What is a slide trigger?
a slide trigger is a lever on first and third valve slides to rapidly extend the slide for the correction of intonation. The triggers are spring loaded so operation (and return) of the mobile slides is virtually instantaneous.
Triggers are not usually deemed neccesary on most trumpets but on cornets in British brass bands (where they originated) they are vital for contesting at the higher levels as test pieces are often written with purposful traps for unwary cornet sections and adjudicators listen closely for intonation even in running quaver passages.
So why aren't slide triggers more common, especially on trumpets?

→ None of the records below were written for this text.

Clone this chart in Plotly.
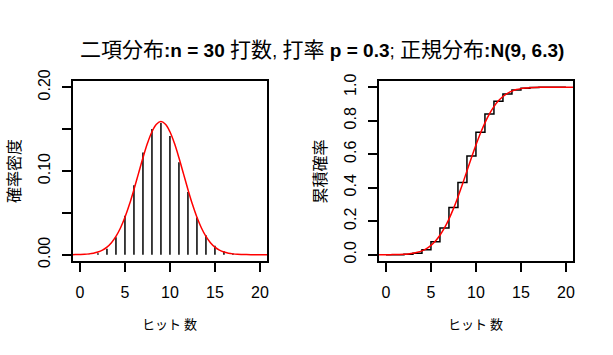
import plotly.graph_objects as go

# Data
hits = list(range(0, 21))
pmf = [0.00002, 0.0003, 0.0018, 0.0072, 0.0208, 0.0464, 0.0829, 0.1219, 0.1501, 0.1573,
       0.1416, 0.1103, 0.0748, 0.0444, 0.0231, 0.0106, 0.0042, 0.0015, 0.0005, 0.0001, 0.00003]
cdf = [0.0000, 0.0003, 0.0021, 0.0093, 0.0302, 0.0766, 0.1595, 0.2814, 0.4315, 0.5888,
       0.7304, 0.8407, 0.9155, 0.9599, 0.9831, 0.9936, 0.9979, 0.9994, 0.9998, 1.0000, 1.0000]

curve_x = [v / 2 for v in range(-2, 43)]
norm_pdf = [0.00006, 0.00012, 0.00026, 0.00051, 0.00099, 0.00183, 0.00325, 0.00556, 0.00913, 0.01440,
            0.02185, 0.03186, 0.04464, 0.06012, 0.07781, 0.09679, 0.11571, 0.13295, 0.14681, 0.15582,
            0.15894,
            0.15582, 0.14681, 0.13295, 0.11571, 0.09679, 0.07781, 0.06012, 0.04464, 0.03186, 0.02185,
            0.01440, 0.00913, 0.00556, 0.00325, 0.00183, 0.00099, 0.00051, 0.00026, 0.00012, 0.00006,
            0.00003, 0.00001, 0.0, 0.0]
norm_cdf = [0.0000, 0.0001, 0.0002, 0.0004, 0.0007, 0.0014, 0.0026, 0.0048, 0.0084, 0.0142,
            0.0232, 0.0365, 0.0555, 0.0816, 0.1160, 0.1596, 0.2128, 0.2750, 0.3452, 0.4210,
            0.5000,
            0.5790, 0.6548, 0.7250, 0.7872, 0.8404, 0.8840, 0.9184, 0.9445, 0.9635, 0.9768,
            0.9858, 0.9916, 0.9952, 0.9974, 0.9986, 0.9993, 0.9996, 0.9998, 0.9999, 1.0000,
            1.0000, 1.0000, 1.0000, 1.0000]

x_ticks = [0, 5, 10, 15, 20]
y1_ticks = [0.00, 0.05, 0.10, 0.15, 0.20]
y1_labels = ["0.00", "", "0.10", "", "0.20"]
y2_ticks = [0.0, 0.2, 0.4, 0.6, 0.8, 1.0]
y2_labels = ["0.0", "0.2", "0.4", "0.6", "0.8", "1.0"]

CJ = '<span style="font-family:Noto Sans CJK JP;font-size:21px">'
title_text = (CJ + "二項分布</span><b>:n = 30</b> " + CJ + "打数</span>, " + CJ + "打率</span> <b>p = 0.3</b>; "
              + CJ + "正規分布</span><b>:N(9, 6.3)</b>")
x_title = "ヒット 数"
y1_title = "確率密度"
y2_title = "累積確率"

W, H = 613, 355


def px(x):
    return x / W


def py(y):
    return 1 - y / H


# stems
stem_x, stem_y = [], []
for k, p in zip(hits, pmf):
    stem_x += [k, k, None]
    stem_y += [0, p, None]

fig = go.Figure()
fig.add_trace(go.Scatter(x=stem_x, y=stem_y, mode="lines", line=dict(color="black", width=1.5),
                         xaxis="x", yaxis="y", showlegend=False, hoverinfo="skip"))
fig.add_trace(go.Scatter(x=curve_x, y=norm_pdf, mode="lines", line=dict(color="red", width=1.5, shape="spline"),
                         xaxis="x", yaxis="y", showlegend=False))
fig.add_trace(go.Scatter(x=hits, y=cdf, mode="lines", line=dict(color="black", width=1.5, shape="hv"),
                         xaxis="x2", yaxis="y2", showlegend=False))
fig.add_trace(go.Scatter(x=curve_x, y=norm_cdf, mode="lines", line=dict(color="red", width=1.5, shape="spline"),
                         xaxis="x2", yaxis="y2", showlegend=False))

tick_font = dict(family="Liberation Sans, Arial, sans-serif", size=16, color="black")
common = dict(showline=True, linecolor="black", linewidth=1.5, mirror=True, ticks="outside",
              ticklen=9, tickwidth=1.5, tickcolor="black", showgrid=False, zeroline=False,
              tickfont=tick_font)

ydom = [py(263), py(73)]
fig.update_layout(
    width=W, height=H, autosize=False,
    margin=dict(l=0, r=0, t=0, b=0),
    paper_bgcolor="white", plot_bgcolor="white",
    xaxis=dict(domain=[px(73), px(268)], range=[-0.8, 20.8], tickvals=x_ticks,
               anchor="y", ticklabelstandoff=7, **common),
    yaxis=dict(domain=ydom, range=[-0.008, 0.208], tickvals=y1_ticks, ticktext=y1_labels,
               tickangle=-90, anchor="x", ticklabelstandoff=6, **common),
    xaxis2=dict(domain=[px(380), px(575)], range=[-0.8, 20.8], tickvals=x_ticks,
                anchor="y2", ticklabelstandoff=7, **common),
    yaxis2=dict(domain=ydom, range=[-0.04, 1.04], tickvals=y2_ticks, ticktext=y2_labels,
                tickangle=-90, anchor="x2", ticklabelstandoff=6, **common),
)

fig.add_annotation(text=title_text, x=px(323), y=py(38.5), xref="paper", yref="paper",
                   showarrow=False, xanchor="center", yanchor="middle",
                   font=dict(family="Liberation Sans, Noto Sans CJK JP, sans-serif", size=19, color="black"))
for cx in [(73 + 268) / 2, (380 + 575) / 2]:
    fig.add_annotation(text=x_title, x=px(cx), y=py(328.5), xref="paper", yref="paper",
                       showarrow=False, xanchor="center", yanchor="middle",
                       font=dict(family="Noto Sans CJK JP", size=13, color="black"))
for cx, t in [(13, y1_title), (319.5, y2_title)]:
    fig.add_annotation(text=t, x=px(cx), y=py(168), xref="paper", yref="paper",
                       showarrow=False, xanchor="center", yanchor="middle", textangle=-90,
                       font=dict(family="Noto Sans CJK JP", size=16, color="black"))

fig.write_html("out.html", config={"displayModeBar": False},
               post_script="document.body.style.margin='0px';")
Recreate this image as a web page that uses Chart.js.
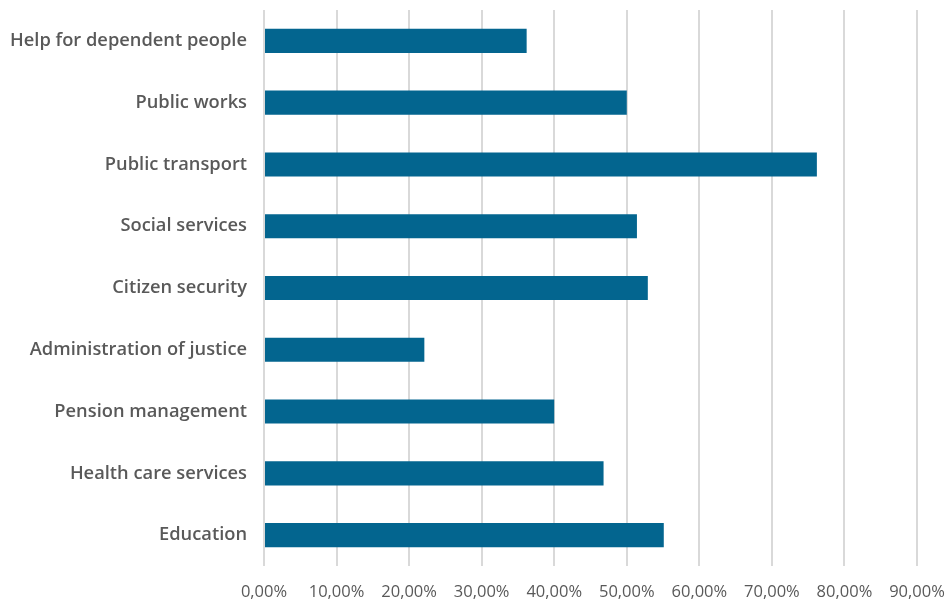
<!DOCTYPE html>
<html>
<head>
<meta charset="utf-8">
<script src="https://cdn.jsdelivr.net/npm/chart.js@4"></script>
<style>
  html, body { margin: 0; padding: 0; background: #ffffff; }
  #wrap { width: 948px; height: 601px; }
</style>
</head>
<body>
<div id="wrap"><canvas id="serviceChart" width="948" height="601"></canvas></div>
<script>
// categories, top to bottom as drawn
const categories = [
  "Help for dependent people",
  "Public works",
  "Public transport",
  "Social services",
  "Citizen security",
  "Administration of justice",
  "Pension management",
  "Health care services",
  "Education"
];

// share of respondents, in percent
const shares = [36.2, 50.0, 76.2, 51.4, 52.9, 22.1, 40.0, 46.8, 55.1];

const axisMin = 0;
const axisMax = 90;
const axisStep = 10;

document.addEventListener("DOMContentLoaded", function () {
  const ctx = document.getElementById("serviceChart").getContext("2d");

  new Chart(ctx, {
    type: "bar",
    data: {
      labels: categories,
      datasets: [{
        data: shares,
        backgroundColor: "#03658F",
        borderWidth: 0,
        categoryPercentage: 1,
        barPercentage: 0.39
      }]
    },
    options: {
      indexAxis: "y",
      responsive: false,
      animation: false,
      layout: { padding: { left: 0, right: 31, top: 10, bottom: 0 } },
      plugins: {
        legend: { display: false },
        tooltip: { enabled: false }
      },
      scales: {
        x: {
          min: axisMin,
          max: axisMax,
          border: { display: false },
          grid: { color: "#d9d9d9", lineWidth: 2, drawTicks: false },
          ticks: {
            stepSize: axisStep,
            padding: 16,
            maxRotation: 0,
            color: "#595959",
            font: { family: "'Open Sans'", size: 16.5 },
            callback: v => v.toFixed(2).replace(".", ",") + "%"
          },
          afterFit: scale => {
            scale.height = 35;
            scale.paddingLeft = 0;
            scale.paddingRight = 0;
          }
        },
        y: {
          border: { display: false },
          grid: { display: false, drawTicks: false },
          ticks: {
            padding: 17,
            color: "#595959",
            font: { family: "'Open Sans'", size: 18.3, weight: "600" }
          },
          afterFit: scale => {
            scale.width = 264;
            scale.paddingTop = 0;
            scale.paddingBottom = 0;
          }
        }
      }
    }
  });
});
</script>
</body>
</html>
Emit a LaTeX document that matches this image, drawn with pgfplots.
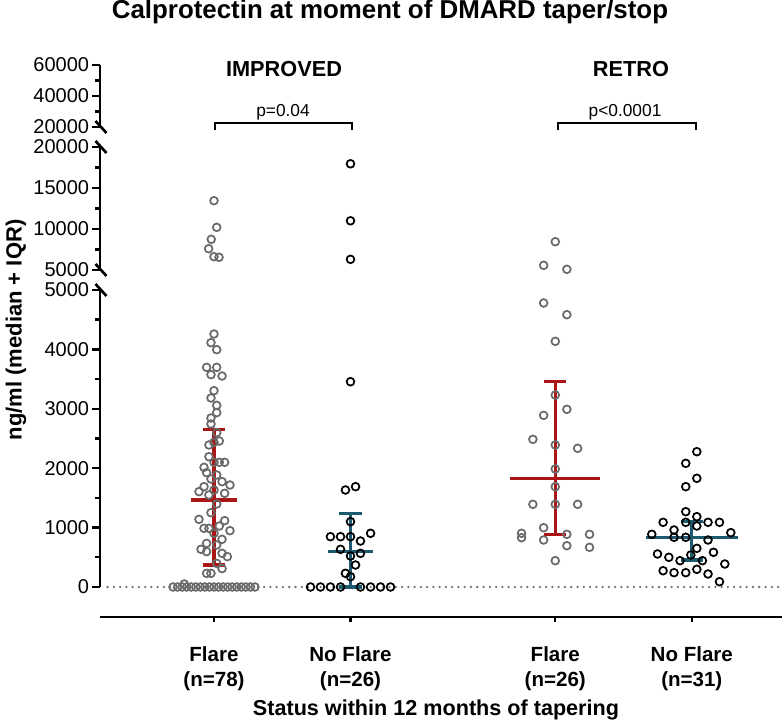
\documentclass[border=0pt]{standalone}
\usepackage{fontspec}
\setmainfont{Liberation Sans}
\usepackage{pgfplots}
\pgfplotsset{compat=1.18}
\definecolor{flaregray}{HTML}{6A6A6A}
\definecolor{barred}{HTML}{AA1515}
\definecolor{barteal}{HTML}{1D5A6E}
\definecolor{dotgray}{HTML}{707070}
\newcommand{\pxy}[2]{({(#1)*0.75pt},{(727-(#2))*0.75pt})}
\newcommand{\ticklabfont}{\fontsize{15}{18}\selectfont}
\pgfplotsset{
  brk/.style={
    scale only axis, width=511.5pt,
    xmin=-0.835, xmax=4.161,
    axis y line*=left, axis x line=none,
    clip=false,
    tick align=outside,
    major tick length=6pt, minor tick length=3.5pt,
    every tick/.style={line width=1.8pt, black},
    axis line style={line width=2pt},
    scaled y ticks=false,
    yticklabel={\ticklabfont\pgfmathprintnumber[assume math mode=true,1000 sep={}]{\tick}},
    every y tick label/.append style={font=\ticklabfont, inner sep=2pt},
  },
  flare/.style={only marks, mark=o, mark size=2.9pt, flaregray, mark options={line width=1.3pt}},
  noflare/.style={only marks, mark=o, mark size=2.9pt, black, mark options={line width=1.3pt}},
  ebr/.style={barred, line width=2.4pt, no marks},
  ebt/.style={barteal, line width=2.4pt, no marks},
}
\begin{document}
\begin{tikzpicture}
\useasboundingbox (0,0) rectangle (588pt,545.25pt);

% ---------- top segment ----------
\begin{axis}[brk, at={(75pt,450pt)}, anchor=south west, height=46.5pt,
  ymin=20000, ymax=60000, ytick={20000,40000,60000}, minor ytick={30000,50000}]
\end{axis}

% ---------- middle segment ----------
\begin{axis}[brk, at={(75pt,342.75pt)}, anchor=south west, height=92.25pt,
  ymin=5000, ymax=20000, ytick={5000,10000,15000,20000}, minor ytick={7500,12500,17500}]
\addplot[flare] coordinates {(0,13450) (0.020,10200) (-0.020,8740) (-0.039,7600) (0,6620) (0.037,6550)};
\addplot[noflare] coordinates {(1,17950) (1,11000) (1,6300)};
\addplot[flare] coordinates {(2.5,8450) (2.415,5573) (2.585,5085)};
\end{axis}

% ---------- bottom segment ----------
\begin{axis}[brk, at={(75pt,105pt)}, anchor=south west, height=222.75pt,
  ymin=0, ymax=5000, ytick={0,1000,2000,3000,4000,5000}, minor ytick={500,1500,2500,3500,4500}]
\addplot[dotgray, line width=1.9pt, dash pattern=on 0pt off 4.7pt, line cap=round] coordinates {(-0.78,0) (4.161,0)};
% IMPROVED flare
\addplot[flare] coordinates {
(0,4259) (-0.022,4113) (0.020,3995) (-0.054,3698) (0.020,3698) (-0.022,3575) (0.059,3552)
(0,3305) (-0.022,3182) (0.020,3058) (0.020,2935) (-0.022,2845) (-0.022,2744) (0.020,2598)
(0.039,2458) (0,2436) (-0.037,2391) (-0.037,2194) (0,2099) (0.039,2099) (0.078,2099)
(-0.073,2015) (-0.054,1925) (0.020,1886) (-0.022,1818) (0.059,1773) (0.117,1717) (-0.073,1689)
(0,1633) (-0.11,1605) (0.078,1577) (-0.037,1549) (0.020,1397) (-0.022,1251) (-0.11,1139)
(0.078,1117) (0.039,1027) (-0.073,988) (-0.037,988) (0.117,948) (0,904) (0.059,803)
(-0.054,735) (0.020,707) (-0.095,634) (-0.054,595) (0.059,567) (0.098,511) (0.020,398)
(0.059,309) (-0.054,230) (-0.022,230) (-0.218,50)
(-0.300,0) (-0.267,0) (-0.233,0) (-0.200,0) (-0.167,0) (-0.133,0) (-0.100,0) (-0.067,0)
(-0.033,0) (0,0) (0.033,0) (0.067,0) (0.100,0) (0.133,0) (0.167,0) (0.200,0) (0.233,0)
(0.267,0) (0.300,0)};
% IMPROVED no flare
\addplot[noflare] coordinates {
(1,3456) (0.963,1633) (1.037,1689) (1,1100) (0.853,847) (0.927,847) (1,847) (1.073,774)
(1.147,904) (0.927,634) (1,522) (1.073,567) (1.037,370) (0.963,230) (1,174)
(0.707,0) (0.780,0) (0.853,0) (0.927,0) (1.073,0) (1.147,0) (1.220,0) (1.293,0)};
% RETRO flare
\addplot[flare] coordinates {
(2.415,4781) (2.585,4584) (2.5,4136) (2.5,3232) (2.585,2991) (2.415,2890) (2.336,2486)
(2.5,2391) (2.664,2335) (2.5,1987) (2.5,1689) (2.336,1392) (2.5,1392) (2.664,1392)
(2.415,998) (2.253,904) (2.253,830) (2.585,887) (2.751,887) (2.415,791) (2.585,695)
(2.751,668) (2.5,443)};
% RETRO no flare
\addplot[noflare] coordinates {
(3.537,2278) (3.456,2082) (3.537,1830) (3.456,1689) (3.456,1268) (3.537,1184) (3.290,1089)
(3.456,1089) (3.619,1089) (3.703,1089) (3.537,1027) (3.370,960) (3.207,887) (3.786,915)
(3.370,837) (3.456,837) (3.619,791) (3.537,651) (3.249,556) (3.659,584) (3.493,539)
(3.332,500) (3.414,443) (3.578,443) (3.742,387) (3.290,274) (3.370,241) (3.456,241)
(3.537,298) (3.619,219) (3.703,89)};
% error bars: median + IQR
\addplot[ebr] coordinates {(0,370) (0,2654)};
\addplot[ebr] coordinates {(-0.082,370) (0.082,370)};
\addplot[ebr] coordinates {(-0.082,2654) (0.082,2654)};
\addplot[ebr] coordinates {(-0.165,1465) (0.165,1465)};
\addplot[ebt] coordinates {(1,0) (1,1240)};
\addplot[ebt] coordinates {(0.918,0) (1.082,0)};
\addplot[ebt] coordinates {(0.918,1240) (1.082,1240)};
\addplot[ebt] coordinates {(0.835,595) (1.165,595)};
\addplot[ebr] coordinates {(2.5,887) (2.5,3463)};
\addplot[ebr] coordinates {(2.418,887) (2.582,887)};
\addplot[ebr] coordinates {(2.418,3463) (2.582,3463)};
\addplot[ebr] coordinates {(2.17,1830) (2.83,1830)};
\addplot[ebt] coordinates {(3.5,455) (3.5,1100)};
\addplot[ebt] coordinates {(3.418,455) (3.582,455)};
\addplot[ebt] coordinates {(3.418,1100) (3.582,1100)};
\addplot[ebt] coordinates {(3.165,837) (3.835,837)};
\end{axis}

% ---------- x axis ----------
\begin{axis}[scale only axis, width=511.5pt, height=20pt, at={(75pt,82.5pt)}, anchor=south west,
  xmin=-0.835, xmax=4.161, ymin=0, ymax=1,
  axis x line*=bottom, axis y line=none,
  axis line style={line width=2pt},
  tick align=outside, major tick length=4pt,
  every tick/.style={line width=1.8pt, black},
  xtick={0,1,2.5,3.5},
  xticklabels={{Flare\\[1pt](n=78)},{No Flare\\[1pt](n=26)},{Flare\\[1pt](n=26)},{No Flare\\[1pt](n=31)}},
  xticklabel style={align=center, font=\bfseries\fontsize{15.4}{17.5}\selectfont, yshift=-15pt},
]
\end{axis}

% ---------- axis breaks ----------
\foreach \yy in {127,147,270,290} {
  \draw[line width=2pt] \pxy{95.5}{\yy-6} -- \pxy{106.5}{\yy+6};
}

% ---------- annotations ----------
\draw[line width=1pt] \pxy{215}{130} -- \pxy{215}{123} -- \pxy{352}{123} -- \pxy{352}{130};
\draw[line width=1pt] \pxy{558}{130} -- \pxy{558}{123} -- \pxy{696}{123} -- \pxy{696}{130};
\node[anchor=base, font=\fontsize{13}{15}\selectfont] at \pxy{283}{117} {p=0.04};
\node[anchor=base, font=\fontsize{13}{15}\selectfont] at \pxy{625}{117} {p<0.0001};
\node[anchor=base, font=\bfseries\fontsize{16.3}{19}\selectfont] at \pxy{284}{77} {IMPROVED};
\node[anchor=base, font=\bfseries\fontsize{16.3}{19}\selectfont] at \pxy{631}{77} {RETRO};
\node[anchor=base, font=\bfseries\fontsize{19.4}{22}\selectfont] at \pxy{390}{19} {Calprotectin at moment of DMARD taper/stop};
\node[anchor=base, font=\bfseries\fontsize{16.2}{19}\selectfont] at \pxy{436}{715} {Status within 12 months of tapering};
\node[rotate=90, font=\bfseries\fontsize{16.5}{19}\selectfont] at \pxy{16}{330} {ng/ml (median + IQR)};
\end{tikzpicture}
\end{document}
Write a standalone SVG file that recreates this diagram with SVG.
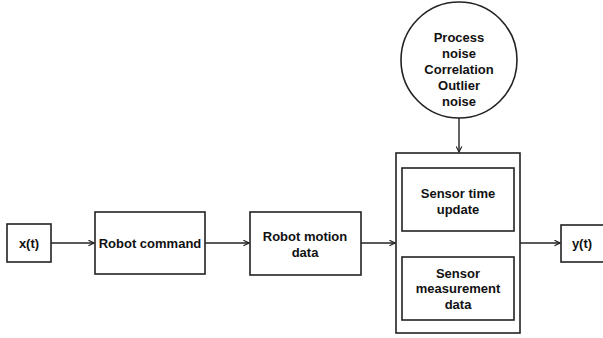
<svg xmlns="http://www.w3.org/2000/svg" width="603" height="338" viewBox="0 0 603 338">
<style>
.b{fill:#fff;stroke:#222;stroke-width:1.6}
.t{font-family:"Liberation Sans",Arial,sans-serif;font-weight:bold;font-size:13px;fill:#111;text-anchor:middle;dominant-baseline:central}
.c{stroke:#222;stroke-width:1.4;fill:none;marker-end:url(#a)}
</style>
<defs>
<marker id="a" viewBox="0 0 10 10" refX="9" refY="5" markerWidth="7" markerHeight="7" markerUnits="userSpaceOnUse" orient="auto">
<path d="M1,1 L9,5 L1,9" fill="none" stroke="#222" stroke-width="1.6"/>
</marker>
</defs>
<rect width="603" height="338" fill="#fff"/>
<g id="connectors">
<line class="c" x1="51" y1="243" x2="94" y2="243"/>
<line class="c" x1="205" y1="243" x2="249" y2="243"/>
<line class="c" x1="361" y1="243" x2="395" y2="243"/>
<line class="c" x1="520" y1="243" x2="560" y2="243"/>
<line class="c" x1="459" y1="118" x2="459" y2="152"/>
</g>
<g id="xt"><rect class="b" x="7" y="224" width="44" height="38"/><text class="t" x="29" y="243">x(t)</text></g>
<g id="robot-command"><rect class="b" x="95" y="212" width="110" height="62"/><text class="t" x="150" y="243">Robot command</text></g>
<g id="robot-motion"><rect class="b" x="250" y="212" width="111" height="63"/><text class="t" x="305" y="236">Robot motion</text><text class="t" x="305" y="252">data</text></g>
<g id="noise"><ellipse class="b" cx="459" cy="60" rx="58" ry="58"/>
<text class="t" x="459" y="37">Process</text><text class="t" x="459" y="53">noise</text><text class="t" x="459" y="69">Correlation</text><text class="t" x="459" y="85">Outlier</text><text class="t" x="459" y="101">noise</text></g>
<g id="sensor"><rect class="b" x="396" y="153" width="124" height="180"/></g>
<g id="sensor-time"><rect class="b" x="402" y="168" width="112" height="63"/><text class="t" x="458" y="193">Sensor time</text><text class="t" x="458" y="209">update</text></g>
<g id="sensor-meas"><rect class="b" x="402" y="257" width="112" height="63"/><text class="t" x="458" y="273">Sensor</text><text class="t" x="458" y="288">measurement</text><text class="t" x="458" y="304">data</text></g>
<g id="yt"><rect class="b" x="561" y="225" width="44" height="37"/><text class="t" x="582" y="243">y(t)</text></g>
</svg>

I played a friend's Olds Recording recently which had a 3rd valve slide trigger, and found it much easier than the conventional slide ring on my own trumpet. I'd almost be tempted to have mine fitted with a trigger except I don't know where to get it done.
I find extending my fourth finger out to push the slide out upsets the balance of the instrument, affecting my embouchure, and if I'm struggling with tricky fingering in the right hand at the same time, forget it!
How do you guys all manage it? Is a trigger worthwhile, or is it something I've just got to practice more?
I find that trigger it is bit trickier for fine intonation adjustments. For bigger movements a trigger seems to be more convenient. But I am sure that one can figure out both with a bit more of practice. I am sure that you can get this done in any good brass repair shop....Will Spencer and Eclipse are good destinations for that. Or ask your local shop about...
Here's one on a first valve slide. Some people like them, and some prefer rings. You push on the trigger, and a rod between the bottom of the trigger and the valve slide pushes the slide out. A spring returns the slide to the "in" position when the trigger is released.